Let's apply this to our problem with the reaction \[2 \text{NO}(g) + \text{Br}_2(g) \rightleftharpoons 2 \text{NOBr}(g)\] and its equilibrium constant \(K_c = 1.3 \times 10^{-2}\) at 1000 K. Since the value of \(K_c\) is less than 1, it suggests that, in this dynamic balance, the concentration of the reactants, NO and Br2, would be higher than the concentration of the product, NOBr, when the system has reached equilibrium at this temperature.

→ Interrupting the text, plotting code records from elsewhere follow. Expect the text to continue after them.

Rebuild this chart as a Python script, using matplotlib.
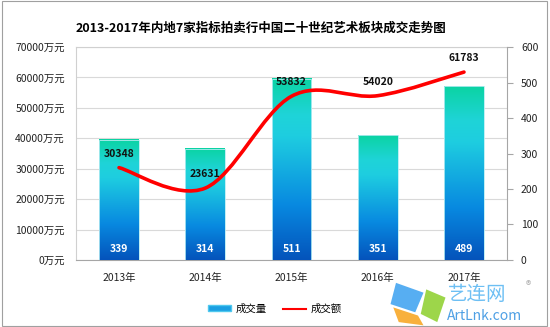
import numpy as np
import matplotlib
matplotlib.use("Agg")
import matplotlib.pyplot as plt
from matplotlib.path import Path
from matplotlib.patches import PathPatch, Rectangle, Polygon
from matplotlib.colors import LinearSegmentedColormap
from matplotlib.lines import Line2D

plt.rcParams['font.family'] = ['Noto Sans CJK SC', 'DejaVu Sans']

years = ["2013年", "2014年", "2015年", "2016年", "2017年"]
volume = [339, 314, 511, 351, 489]            # 成交量 (right axis)
turnover = [30348, 23631, 53832, 54020, 61783]  # 成交额 万元 (left axis)
left_ticks = [0, 10000, 20000, 30000, 40000, 50000, 60000, 70000]
right_ticks = [0, 100, 200, 300, 400, 500, 600]

fig = plt.figure(figsize=(5.5, 3.27), dpi=100)
ax = fig.add_axes([0.138, 0.205, 0.784, 0.651])
ax_bar = ax.twinx()
ax_line = ax.twinx()

x = np.arange(len(years))

# grid + left axis
ax.set_xlim(-0.5, len(years) - 0.5)
ax.set_ylim(0, 70000)
ax.set_yticks(left_ticks)
ax.set_yticklabels(["%d万元" % v for v in left_ticks], fontsize=7.5, color="#222222")
ax.tick_params(axis="y", length=0, pad=8)
ax.grid(axis="y", color="#d9d9d9", linewidth=0.8)
ax.set_axisbelow(True)
ax.set_xticks(x)
ax.set_xticklabels(years, fontsize=7.5, color="#222222")
ax.tick_params(axis="x", length=0, pad=9)
for s in ["left", "top"]:
    ax.spines[s].set_color("#d0d0d0")
ax.spines["right"].set_visible(False)
ax.spines["bottom"].set_color("#a6a6a6")

# bars on right axis
cmap = LinearSegmentedColormap.from_list("bar", [
    (0.0, "#0453bb"), (0.3, "#0889e0"), (0.68, "#1ecde0"),
    (0.8, "#1fd4d8"), (1.0, "#0bd3a3")])
grad = np.linspace(0, 1, 256).reshape(-1, 1)
bw = 0.46
bars = ax_bar.bar(x, volume, width=bw, color="none", edgecolor="#b5ecf3", linewidth=0.6, zorder=3)
for b, v in zip(bars, volume):
    ax_bar.imshow(grad, cmap=cmap, origin="lower", aspect="auto",
                  extent=(b.get_x(), b.get_x() + b.get_width(), 0, v), zorder=2)
    ax_bar.annotate(str(v), (b.get_x() + b.get_width() / 2, 0), xytext=(0, 8),
                    textcoords="offset points", ha="center", va="center",
                    color="white", fontsize=7.5, fontweight="bold", zorder=4)
ax_bar.set_xlim(-0.5, len(years) - 0.5)
ax_bar.set_ylim(0, 600)
ax_bar.set_yticks(right_ticks)
ax_bar.set_yticklabels([str(v) for v in right_ticks], fontsize=7.5, color="#222222")
ax_bar.tick_params(axis="y", direction="out", length=4, color="#a6a6a6", pad=6)
ax_bar.spines["right"].set_color("#a6a6a6")
for s in ["left", "top", "bottom"]:
    ax_bar.spines[s].set_visible(False)

# smoothed line (Excel style bezier) on left scale
ax_line.set_xlim(-0.5, len(years) - 0.5)
ax_line.set_ylim(0, 70000)
ax_line.set_yticks([])
for s in ax_line.spines.values():
    s.set_visible(False)
pts = list(zip(x.astype(float), turnover))
verts = [pts[0]]
codes = [Path.MOVETO]
for i in range(len(pts) - 1):
    p0 = pts[i - 1] if i > 0 else pts[i]
    p1, p2 = pts[i], pts[i + 1]
    p3 = pts[i + 2] if i + 2 < len(pts) else pts[i + 1]
    c1 = (p1[0] + (p2[0] - p0[0]) / 6, p1[1] + (p2[1] - p0[1]) / 6)
    c2 = (p2[0] - (p3[0] - p1[0]) / 6, p2[1] - (p3[1] - p1[1]) / 6)
    verts += [c1, c2, p2]
    codes += [Path.CURVE4] * 3
ax_line.add_patch(PathPatch(Path(verts, codes), facecolor="none", edgecolor="#ff0000",
                            linewidth=2.6, capstyle="round", zorder=5))
for xi, v in zip(x, turnover):
    ax_line.annotate(str(v), (xi, v), xytext=(0, 10), textcoords="offset points",
                     ha="center", va="center", fontsize=7.5, fontweight="bold",
                     color="#111111", zorder=6)

fig.suptitle("2013-2017年内地7家指标拍卖行中国二十世纪艺术板块成交走势图",
             x=0.474, y=0.935, fontsize=9, fontweight="bold")

# legend
leg_handles = [Rectangle((0, 0), 1, 1, facecolor="#1a9fe2", edgecolor="#4fc8ee"),
               Line2D([0], [0], color="#ff0000", linewidth=1.5)]
fig.legend(leg_handles, ["成交量", "成交额"], loc="center", bbox_to_anchor=(0.5, 0.055),
           ncol=2, frameon=False, fontsize=7.5, handlelength=2.2, handleheight=0.5,
           columnspacing=1.6, handletextpad=0.4)

# watermark
fig.patches.append(Polygon([[0.72, 0.135], [0.77, 0.105], [0.755, 0.045], [0.71, 0.07]],
                           closed=True, transform=fig.transFigure, facecolor="#3aa0f0", alpha=0.85))
fig.patches.append(Polygon([[0.775, 0.115], [0.81, 0.09], [0.795, 0.015], [0.765, 0.04]],
                           closed=True, transform=fig.transFigure, facecolor="#8ccf2a", alpha=0.85))
fig.patches.append(Polygon([[0.715, 0.06], [0.76, 0.035], [0.77, 0.005], [0.725, 0.015]],
                           closed=True, transform=fig.transFigure, facecolor="#f7a21b", alpha=0.85))
fig.text(0.815, 0.1, "艺连网", fontsize=14, color="#54b4f2", va="center", ha="left", alpha=0.85)
fig.text(0.955, 0.125, "®", fontsize=8, color="#b0b0b0", va="center")
fig.text(0.812, 0.035, "ArtLnk.com", fontsize=10, color="#2f8fe0", va="center", ha="left", alpha=0.85)

# chart border
fig.patches.append(Rectangle((0.004, 0.002), 0.99, 0.996, transform=fig.transFigure,
                             fill=False, edgecolor="#a0a0a0", linewidth=0.8))

fig.savefig("out.png", dpi=100)
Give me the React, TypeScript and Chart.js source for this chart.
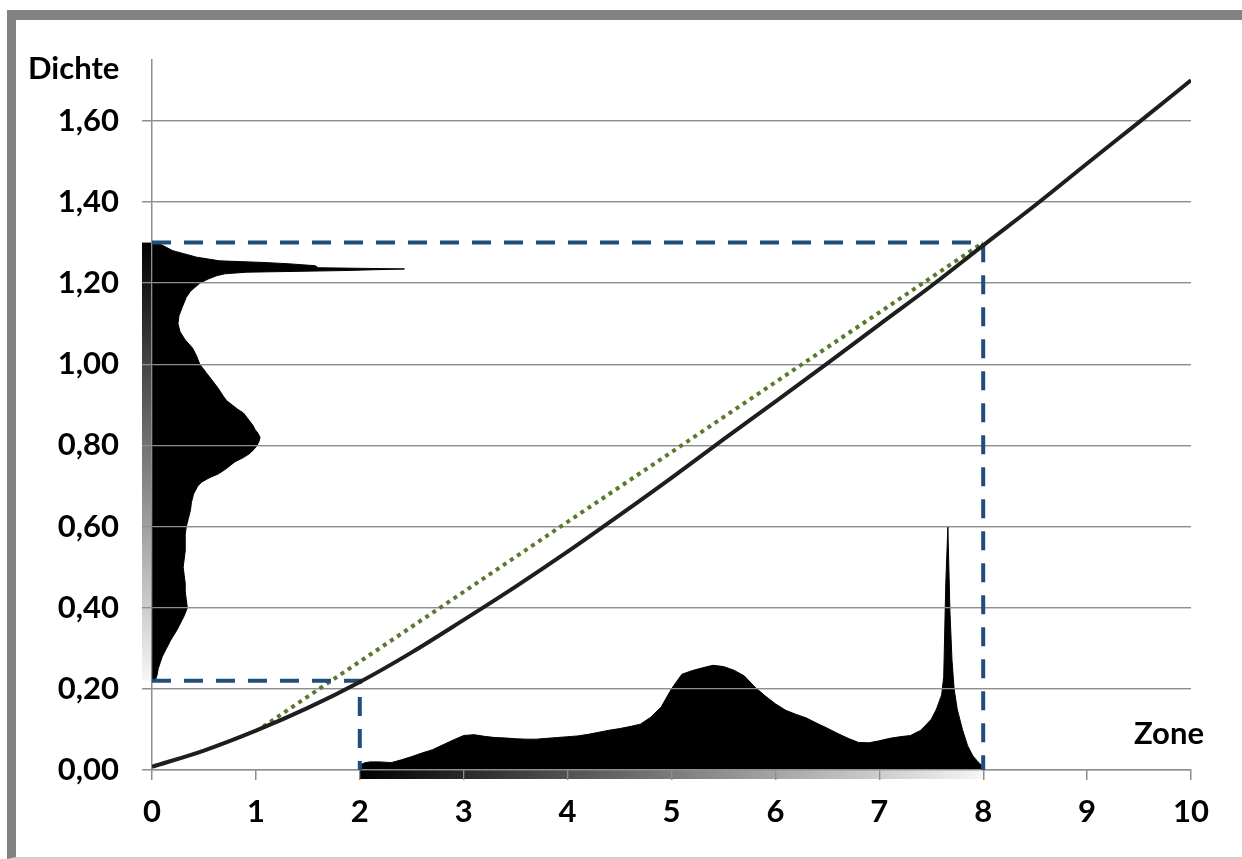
import React, { useEffect, useRef } from 'react';
import { Chart, registerables } from 'chart.js';
Chart.register(...registerables);

// Characteristic curve (Zone -> Dichte)
const curveZones = [0, 0.5, 1, 1.5, 2, 2.5, 3, 3.5, 4, 4.5, 5, 5.5, 6, 6.5, 7, 7.5, 8, 8.5, 9, 9.5, 10];
const curveDensity = [0.008, 0.048, 0.097, 0.153, 0.217, 0.29, 0.37, 0.452, 0.538, 0.628, 0.72, 0.815, 0.908, 1.002, 1.098, 1.193, 1.293, 1.392, 1.495, 1.597, 1.70];

// Straight (linear) reference line
const linearZones = [1.07, 8];
const linearDensity = [0.107, 1.3];

// Dashed helper lines
const lowRefZones = [0, 2, 2];
const lowRefDensity = [0.22, 0.22, 0];
const highRefZones = [0, 8, 8];
const highRefDensity = [1.3, 1.3, 0];

// Histogram of the subject (along Zone axis)
const zoneBins = [2.0, 2.05, 2.1, 2.2, 2.3, 2.4, 2.5, 2.6, 2.7, 2.8, 2.9, 3.0, 3.1, 3.2, 3.3, 3.4, 3.5, 3.6, 3.7, 3.8, 3.9, 4.0, 4.1, 4.2, 4.3, 4.4, 4.5, 4.6, 4.7, 4.8, 4.9, 5.0, 5.1, 5.2, 5.3, 5.4, 5.5, 5.6, 5.7, 5.8, 5.9, 6.0, 6.1, 6.2, 6.3, 6.4, 6.5, 6.6, 6.7, 6.8, 6.9, 7.0, 7.1, 7.2, 7.3, 7.4, 7.5, 7.55, 7.6, 7.62, 7.64, 7.66, 7.68, 7.7, 7.72, 7.75, 7.8, 7.85, 7.9, 7.95, 8.0];
const zoneCounts = [0.012, 0.018, 0.02, 0.02, 0.018, 0.025, 0.033, 0.042, 0.05, 0.062, 0.074, 0.085, 0.087, 0.083, 0.08, 0.079, 0.077, 0.076, 0.076, 0.078, 0.08, 0.082, 0.084, 0.088, 0.093, 0.098, 0.102, 0.107, 0.113, 0.13, 0.155, 0.2, 0.236, 0.245, 0.252, 0.258, 0.255, 0.246, 0.232, 0.205, 0.183, 0.163, 0.147, 0.137, 0.128, 0.115, 0.103, 0.09, 0.078, 0.068, 0.067, 0.072, 0.078, 0.082, 0.085, 0.098, 0.125, 0.15, 0.185, 0.23, 0.46, 0.6, 0.39, 0.27, 0.2, 0.15, 0.1, 0.06, 0.035, 0.02, 0.008];

// Histogram of the print (along Dichte axis)
const densityBins = [0.22, 0.235, 0.25, 0.265, 0.28, 0.3, 0.32, 0.345, 0.36, 0.38, 0.4, 0.42, 0.44, 0.46, 0.48, 0.5, 0.52, 0.54, 0.56, 0.58, 0.6, 0.62, 0.64, 0.66, 0.68, 0.7, 0.71, 0.72, 0.73, 0.74, 0.75, 0.76, 0.77, 0.78, 0.79, 0.8, 0.81, 0.82, 0.83, 0.84, 0.85, 0.86, 0.87, 0.88, 0.89, 0.9, 0.91, 0.92, 0.94, 0.96, 0.98, 1.0, 1.02, 1.04, 1.06, 1.08, 1.1, 1.12, 1.14, 1.165, 1.18, 1.2, 1.21, 1.218, 1.223, 1.227, 1.231, 1.235, 1.238, 1.243, 1.248, 1.251, 1.255, 1.264, 1.28, 1.296, 1.302];
const densityCounts = [0.03, 0.05, 0.06, 0.08, 0.1, 0.14, 0.18, 0.24, 0.27, 0.31, 0.34, 0.33, 0.32, 0.32, 0.31, 0.3, 0.31, 0.32, 0.32, 0.32, 0.33, 0.35, 0.37, 0.38, 0.4, 0.44, 0.48, 0.55, 0.64, 0.7, 0.75, 0.8, 0.88, 0.94, 0.98, 1.01, 1.03, 1.04, 1.02, 0.99, 0.97, 0.94, 0.91, 0.88, 0.82, 0.77, 0.72, 0.69, 0.64, 0.58, 0.52, 0.46, 0.43, 0.39, 0.32, 0.27, 0.25, 0.26, 0.29, 0.33, 0.37, 0.46, 0.54, 0.62, 0.7, 0.91, 1.84, 2.43, 1.6, 1.57, 1.3, 1.07, 0.65, 0.43, 0.2, 0.08, 0.03];

// Ranges of the grey wedges along the axes
const zoneWedge = [2, 8];
const densityWedge = [0.22, 1.3];

const xAxisTitle = 'Zone';
const yAxisTitle = 'Dichte';

const toXY = (xs: number[], ys: number[]) => xs.map((x, i) => ({ x, y: ys[i] }));

const GRID = '#8e8e8e';

const layerPlugin = {
  id: 'layers',
  beforeDatasetsDraw(chart: any) {
    const { ctx, chartArea } = chart;
    const x = chart.scales.x;
    const y = chart.scales.y;
    ctx.save();
    const x0 = x.getPixelForValue(zoneWedge[0]);
    const x1 = x.getPixelForValue(zoneWedge[1]);
    const g = ctx.createLinearGradient(x0, 0, x1, 0);
    g.addColorStop(0, '#000000');
    g.addColorStop(1, '#f6f6f6');
    ctx.fillStyle = g;
    ctx.fillRect(x0, chartArea.bottom, x1 - x0, 9);
    const yTop = y.getPixelForValue(densityWedge[1]);
    const yBot = y.getPixelForValue(densityWedge[0]);
    const g2 = ctx.createLinearGradient(0, yTop, 0, yBot);
    g2.addColorStop(0, '#000000');
    g2.addColorStop(1, '#f6f6f6');
    ctx.fillStyle = g2;
    ctx.fillRect(chartArea.left - 10, yTop, 9, yBot - yTop);
    ctx.restore();
  },
  afterDatasetDraw(chart: any, args: any) {
    const ds = chart.data.datasets[args.index];
    if (!ds || ds.label !== 'Dichte-Histogramm') return;
    const { x, y } = chart.scales;
    y.drawGrid(chart.chartArea);
    x.drawGrid(chart.chartArea);
    y.drawBorder();
    x.drawBorder();
  },
};

export default function App() {
  const ref = useRef<HTMLCanvasElement>(null);
  useEffect(() => {
    const canvas = ref.current;
    if (!canvas) return;
    const font = { family: 'Lato, "DejaVu Sans", sans-serif', size: 31, weight: 'bold' as const };
    const chart = new Chart(canvas, {
      type: 'line',
      data: {
        datasets: [
          {
            label: 'Zone-Histogramm',
            data: toXY(zoneBins, zoneCounts),
            fill: 'origin',
            backgroundColor: '#000',
            borderColor: '#000',
            borderWidth: 1,
            pointRadius: 0,
            tension: 0,
            order: 5,
          },
          {
            label: 'Dichte-Histogramm',
            indexAxis: 'y',
            data: toXY(densityCounts, densityBins),
            fill: 'origin',
            backgroundColor: '#000',
            borderColor: '#000',
            borderWidth: 1,
            pointRadius: 0,
            tension: 0,
            order: 4,
          } as any,
          {
            label: 'Linear',
            data: toXY(linearZones, linearDensity),
            borderColor: '#587a2a',
            borderWidth: 4,
            borderDash: [4, 4.5],
            pointRadius: 0,
            fill: false,
            order: 3,
          },
          {
            label: 'Ref 2',
            data: toXY(lowRefZones, lowRefDensity),
            borderColor: '#1f4e79',
            borderWidth: 4,
            borderDash: [19, 13],
            pointRadius: 0,
            fill: false,
            clip: false,
            order: 2,
          } as any,
          {
            label: 'Ref 8',
            data: toXY(highRefZones, highRefDensity),
            borderColor: '#1f4e79',
            borderWidth: 4,
            borderDash: [19, 13],
            pointRadius: 0,
            fill: false,
            clip: false,
            order: 1,
          } as any,
          {
            label: 'Kennlinie',
            data: toXY(curveZones, curveDensity),
            borderColor: '#1e1e1e',
            borderWidth: 4,
            pointRadius: 0,
            fill: false,
            cubicInterpolationMode: 'monotone',
            order: 0,
          },
        ],
      },
      options: {
        responsive: false,
        animation: false,
        events: [],
        layout: { padding: { left: 0, right: 51, top: 60, bottom: 0 } },
        plugins: { legend: { display: false }, tooltip: { enabled: false } },
        scales: {
          x: {
            type: 'linear',
            min: 0,
            max: 10,
            afterFit: (s: any) => { s.height = 89; },
            ticks: { stepSize: 1, font, color: '#000', padding: 13, maxRotation: 0, callback: (v: any) => String(v) },
            grid: { drawOnChartArea: false, tickLength: 10, color: GRID, lineWidth: 1.3 },
            border: { color: GRID, width: 1.3 },
          },
          y: {
            type: 'linear',
            min: 0,
            max: 1.75,
            afterBuildTicks: (s: any) => { s.ticks = s.ticks.filter((t: any) => t.value <= 1.6001); },
            afterFit: (s: any) => { s.width = 152; },
            ticks: { stepSize: 0.2, font, color: '#000', padding: 23, callback: (v: any) => Number(v).toFixed(2).replace('.', ',') },
            grid: { tickLength: 10, color: GRID, lineWidth: 1.3 },
            border: { color: GRID, width: 1.3 },
          },
        },
      } as any,
      plugins: [layerPlugin],
    });
    return () => chart.destroy();
  }, []);

  const labelStyle: React.CSSProperties = {
    position: 'absolute',
    fontFamily: 'Lato, "DejaVu Sans", sans-serif',
    fontWeight: 'bold',
    fontSize: 31,
    lineHeight: '31px',
    color: '#000',
    whiteSpace: 'nowrap',
  };

  return (
    <div style={{ position: 'fixed', left: 0, top: 0, width: 1242, height: 859, background: '#fff', overflow: 'hidden' }}>
      <div
        style={{
          position: 'absolute',
          left: 7,
          top: 10,
          width: 1260,
          height: 849,
          boxSizing: 'border-box',
          borderTop: '10px solid #828282',
          borderLeft: '9px solid #828282',
          borderBottom: '2px solid #cfcfcf',
        }}
      />
      <canvas ref={ref} width={1242} height={859} style={{ position: 'absolute', left: 0, top: 0, width: 1242, height: 859 }} />
      <div style={{ ...labelStyle, left: 28, top: 52 }}>{yAxisTitle}</div>
      <div style={{ ...labelStyle, left: 1134, top: 717 }}>{xAxisTitle}</div>
    </div>
  );
}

It's essential to understand that an equilibrium constant is a snapshot of a reaction at a specific moment and temperature, providing insight into the concentrations of the reacting species when the reaction has settled into a state of equilibrium.

Deciphering Reaction Favorability

Reaction favorability is often assessed using the equilibrium constant (\(K_c\)), which provides a clue to the extent of a chemical reaction at a particular temperature. A value of \(K_c > 1\) means that at equilibrium, the concentration of products is greater than that of reactants, implying the reaction 'favors' the formation of products. Conversely, a \(K_c < 1\) indicates that the reactants are favored.

In our exercise, since \(K_c\) is significantly less than 1, this tells us the reaction mixture comprises mainly of the reactants rather than the products at 1000 K. However, it's important to note that a low \(K_c\) doesn't mean the reaction won't happen at all—it simply reflects the position of equilibrium under the given conditions.

Applying Le Chatelier's Principle

Le Chatelier's Principle is the chemist's compass for predicting how a system at equilibrium reacts to changes in concentration, pressure, or temperature. It states that if an external change is applied to a system at equilibrium, the system adjusts itself to counteract the effect of the change and re-establishes equilibrium.

For instance, if we were to increase the concentration of NO or Br2 in our given reaction, Le Chatelier’s Principle guides us to expect a shift in the position of equilibrium to favor the production of NOBr in an attempt to reduce the stress caused by the addition of more reactants. Similarly, a change in temperature would shift the equilibrium to absorb the added heat or release it, depending on whether the reaction is exothermic or endothermic.

Understanding this principle is crucial, as it helps chemists to manipulate the conditions to steer reactions towards a desired product or optimize yield in industrial processes.